WHAT IS ASKED: All the data must come back unchanged, except that pictures are left out.

SOURCE EXCERPT:
____________

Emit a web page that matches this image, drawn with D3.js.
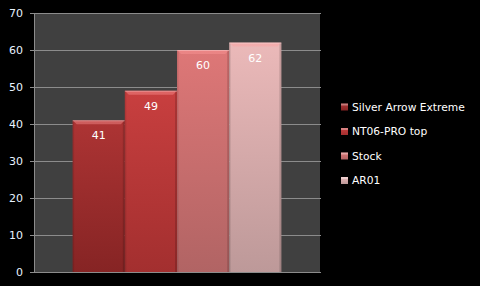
<!DOCTYPE html>
<html>
<head>
<meta charset="utf-8">
<script src="https://cdn.jsdelivr.net/npm/d3@7"></script>
<style>
  html, body { margin: 0; padding: 0; background: #000; }
  svg { display: block; }
</style>
</head>
<body>
<svg id="chart" width="480" height="286" viewBox="0 0 480 286"></svg>
<script>
// chart data
const series_names = ["Silver Arrow Extreme", "NT06-PRO top", "Stock", "AR01"];
const series_values = [41, 49, 60, 62];
const tick_values = [0, 10, 20, 30, 40, 50, 60, 70];

// top / bottom shades of each bar
const top_colors = ["#ad3434", "#c83f3f", "#de7777", "#ebb9b9"];
const bottom_colors = ["#862424", "#a32f2f", "#b16464", "#bd9999"];

const svg = d3.select("#chart");
const margin = {left: 34, right: 160, top: 13, bottom: 14};
const width = 480 - margin.left - margin.right;
const height = 286 - margin.top - margin.bottom;

const defs = svg.append("defs");
series_names.forEach((name, i) => {
	const grad = defs.append("linearGradient")
		.attr("id", "grad" + i)
		.attr("x1", 0).attr("y1", 0).attr("x2", 0).attr("y2", 1);
	grad.append("stop").attr("offset", "0%").attr("stop-color", top_colors[i]);
	grad.append("stop").attr("offset", "100%").attr("stop-color", bottom_colors[i]);
});

const y = d3.scaleLinear().domain([0, 70]).range([height, 0]);
// one category, bars side by side
const x = d3.scaleBand().domain(series_names).range([0, width]).paddingOuter(0.74).paddingInner(0);

const g = svg.append("g").attr("transform", `translate(${margin.left},${margin.top})`);

g.append("rect")
	.attr("width", width).attr("height", height)
	.attr("fill", "#404040");

// gridlines
g.selectAll(".grid")
	.data(tick_values.filter(d => d > 0))
	.enter().append("line")
	.attr("x1", 0).attr("x2", width + 1)
	.attr("y1", d => Math.round(y(d)) + 0.5).attr("y2", d => Math.round(y(d)) + 0.5)
	.attr("stroke", "#8c8c8c").attr("stroke-width", 1);

// bars
const bars = g.selectAll(".bar")
	.data(series_values)
	.enter().append("g");

bars.append("rect")
	.attr("x", (d, i) => x(series_names[i]))
	.attr("y", d => y(d))
	.attr("width", x.bandwidth())
	.attr("height", d => height - y(d))
	.attr("fill", (d, i) => `url(#grad${i})`);

// darker side edges
bars.append("rect")
	.attr("x", (d, i) => x(series_names[i]) + x.bandwidth() - 2)
	.attr("y", d => y(d))
	.attr("width", 2)
	.attr("height", d => height - y(d))
	.attr("fill", "#000").attr("opacity", 0.15);
bars.append("rect")
	.attr("x", (d, i) => x(series_names[i]))
	.attr("y", d => y(d))
	.attr("width", 1.5)
	.attr("height", d => height - y(d))
	.attr("fill", "#000").attr("opacity", 0.1);

// bevel on top
bars.append("path")
	.attr("d", (d, i) => {
		const x0 = x(series_names[i]), x1 = x0 + x.bandwidth(), t = y(d);
		return `M${x0},${t}L${x1},${t}L${x1 - 4},${t + 4}L${x0 + 4},${t + 4}Z`;
	})
	.attr("fill", "#ff9a9a").attr("opacity", 0.4);
bars.append("rect")
	.attr("x", (d, i) => x(series_names[i]))
	.attr("y", d => y(d))
	.attr("width", x.bandwidth())
	.attr("height", 1)
	.attr("fill", "#fff").attr("opacity", 0.3);

// value labels
bars.append("text")
	.attr("x", (d, i) => x(series_names[i]) + x.bandwidth() / 2)
	.attr("y", d => y(d) + 19)
	.attr("text-anchor", "middle")
	.attr("fill", "#fff")
	.style("font-family", "DejaVu Sans, sans-serif")
	.style("font-size", "11px")
	.text(d => d);

// y axis
const yAxis = g.append("g")
	.call(d3.axisLeft(y).tickValues(tick_values).tickSize(4).tickPadding(7).tickSizeOuter(0));
yAxis.select(".domain").attr("stroke", "#8c8c8c");
yAxis.selectAll(".tick line").attr("stroke", "#8c8c8c");
yAxis.selectAll(".tick text")
	.attr("fill", "#e8f2ff")
	.style("font-family", "DejaVu Sans, sans-serif")
	.style("font-size", "11px");

// bottom axis line
g.append("line")
	.attr("x1", 0).attr("x2", width + 1)
	.attr("y1", height + 0.5).attr("y2", height + 0.5)
	.attr("stroke", "#8c8c8c");

// legend
const legend = svg.append("g").attr("transform", "translate(341,107)");
const items = legend.selectAll(".item")
	.data(series_names)
	.enter().append("g")
	.attr("transform", (d, i) => `translate(0,${i * 24.5})`);
items.append("rect")
	.attr("x", 0).attr("y", -3.5).attr("width", 7).attr("height", 7)
	.attr("fill", (d, i) => `url(#grad${i})`);
items.append("rect")
	.attr("x", 0).attr("y", -3.5).attr("width", 7).attr("height", 2)
	.attr("fill", "#fff").attr("opacity", 0.35);
items.append("text")
	.attr("x", 11).attr("y", 0).attr("dy", "0.35em")
	.attr("fill", "#fff")
	.style("font-family", "DejaVu Sans, sans-serif")
	.style("font-size", "10.7px")
	.text(d => d);
</script>
</body>
</html>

____________

EXPECTED ANSWER:
Emit a web page that matches this image, drawn with D3.js.
<!DOCTYPE html>
<html>
<head>
<meta charset="utf-8">
<script src="https://cdn.jsdelivr.net/npm/d3@7"></script>
<style>
  html, body { margin: 0; padding: 0; background: #000; }
  svg { display: block; }
</style>
</head>
<body>
<svg id="chart" width="480" height="286" viewBox="0 0 480 286"></svg>
<script>
// chart data
const series_names = ["Silver Arrow Extreme", "NT06-PRO top", "Stock", "AR01"];
const series_values = [41, 49, 60, 62];
const tick_values = [0, 10, 20, 30, 40, 50, 60, 70];

// top / bottom shades of each bar
const top_colors = ["#ad3434", "#c83f3f", "#de7777", "#ebb9b9"];
const bottom_colors = ["#862424", "#a32f2f", "#b16464", "#bd9999"];

const svg = d3.select("#chart");
const margin = {left: 34, right: 160, top: 13, bottom: 14};
const width = 480 - margin.left - margin.right;
const height = 286 - margin.top - margin.bottom;

const defs = svg.append("defs");
series_names.forEach((name, i) => {
	const grad = defs.append("linearGradient")
		.attr("id", "grad" + i)
		.attr("x1", 0).attr("y1", 0).attr("x2", 0).attr("y2", 1);
	grad.append("stop").attr("offset", "0%").attr("stop-color", top_colors[i]);
	grad.append("stop").attr("offset", "100%").attr("stop-color", bottom_colors[i]);
});

const y = d3.scaleLinear().domain([0, 70]).range([height, 0]);
// one category, bars side by side
const x = d3.scaleBand().domain(series_names).range([0, width]).paddingOuter(0.74).paddingInner(0);

const g = svg.append("g").attr("transform", `translate(${margin.left},${margin.top})`);

g.append("rect")
	.attr("width", width).attr("height", height)
	.attr("fill", "#404040");

// gridlines
g.selectAll(".grid")
	.data(tick_values.filter(d => d > 0))
	.enter().append("line")
	.attr("x1", 0).attr("x2", width + 1)
	.attr("y1", d => Math.round(y(d)) + 0.5).attr("y2", d => Math.round(y(d)) + 0.5)
	.attr("stroke", "#8c8c8c").attr("stroke-width", 1);

// bars
const bars = g.selectAll(".bar")
	.data(series_values)
	.enter().append("g");

bars.append("rect")
	.attr("x", (d, i) => x(series_names[i]))
	.attr("y", d => y(d))
	.attr("width", x.bandwidth())
	.attr("height", d => height - y(d))
	.attr("fill", (d, i) => `url(#grad${i})`);

// darker side edges
bars.append("rect")
	.attr("x", (d, i) => x(series_names[i]) + x.bandwidth() - 2)
	.attr("y", d => y(d))
	.attr("width", 2)
	.attr("height", d => height - y(d))
	.attr("fill", "#000").attr("opacity", 0.15);
bars.append("rect")
	.attr("x", (d, i) => x(series_names[i]))
	.attr("y", d => y(d))
	.attr("width", 1.5)
	.attr("height", d => height - y(d))
	.attr("fill", "#000").attr("opacity", 0.1);

// bevel on top
bars.append("path")
	.attr("d", (d, i) => {
		const x0 = x(series_names[i]), x1 = x0 + x.bandwidth(), t = y(d);
		return `M${x0},${t}L${x1},${t}L${x1 - 4},${t + 4}L${x0 + 4},${t + 4}Z`;
	})
	.attr("fill", "#ff9a9a").attr("opacity", 0.4);
bars.append("rect")
	.attr("x", (d, i) => x(series_names[i]))
	.attr("y", d => y(d))
	.attr("width", x.bandwidth())
	.attr("height", 1)
	.attr("fill", "#fff").attr("opacity", 0.3);

// value labels
bars.append("text")
	.attr("x", (d, i) => x(series_names[i]) + x.bandwidth() / 2)
	.attr("y", d => y(d) + 19)
	.attr("text-anchor", "middle")
	.attr("fill", "#fff")
	.style("font-family", "DejaVu Sans, sans-serif")
	.style("font-size", "11px")
	.text(d => d);

// y axis
const yAxis = g.append("g")
	.call(d3.axisLeft(y).tickValues(tick_values).tickSize(4).tickPadding(7).tickSizeOuter(0));
yAxis.select(".domain").attr("stroke", "#8c8c8c");
yAxis.selectAll(".tick line").attr("stroke", "#8c8c8c");
yAxis.selectAll(".tick text")
	.attr("fill", "#e8f2ff")
	.style("font-family", "DejaVu Sans, sans-serif")
	.style("font-size", "11px");

// bottom axis line
g.append("line")
	.attr("x1", 0).attr("x2", width + 1)
	.attr("y1", height + 0.5).attr("y2", height + 0.5)
	.attr("stroke", "#8c8c8c");

// legend
const legend = svg.append("g").attr("transform", "translate(341,107)");
const items = legend.selectAll(".item")
	.data(series_names)
	.enter().append("g")
	.attr("transform", (d, i) => `translate(0,${i * 24.5})`);
items.append("rect")
	.attr("x", 0).attr("y", -3.5).attr("width", 7).attr("height", 7)
	.attr("fill", (d, i) => `url(#grad${i})`);
items.append("rect")
	.attr("x", 0).attr("y", -3.5).attr("width", 7).attr("height", 2)
	.attr("fill", "#fff").attr("opacity", 0.35);
items.append("text")
	.attr("x", 11).attr("y", 0).attr("dy", "0.35em")
	.attr("fill", "#fff")
	.style("font-family", "DejaVu Sans, sans-serif")
	.style("font-size", "10.7px")
	.text(d => d);
</script>
</body>
</html>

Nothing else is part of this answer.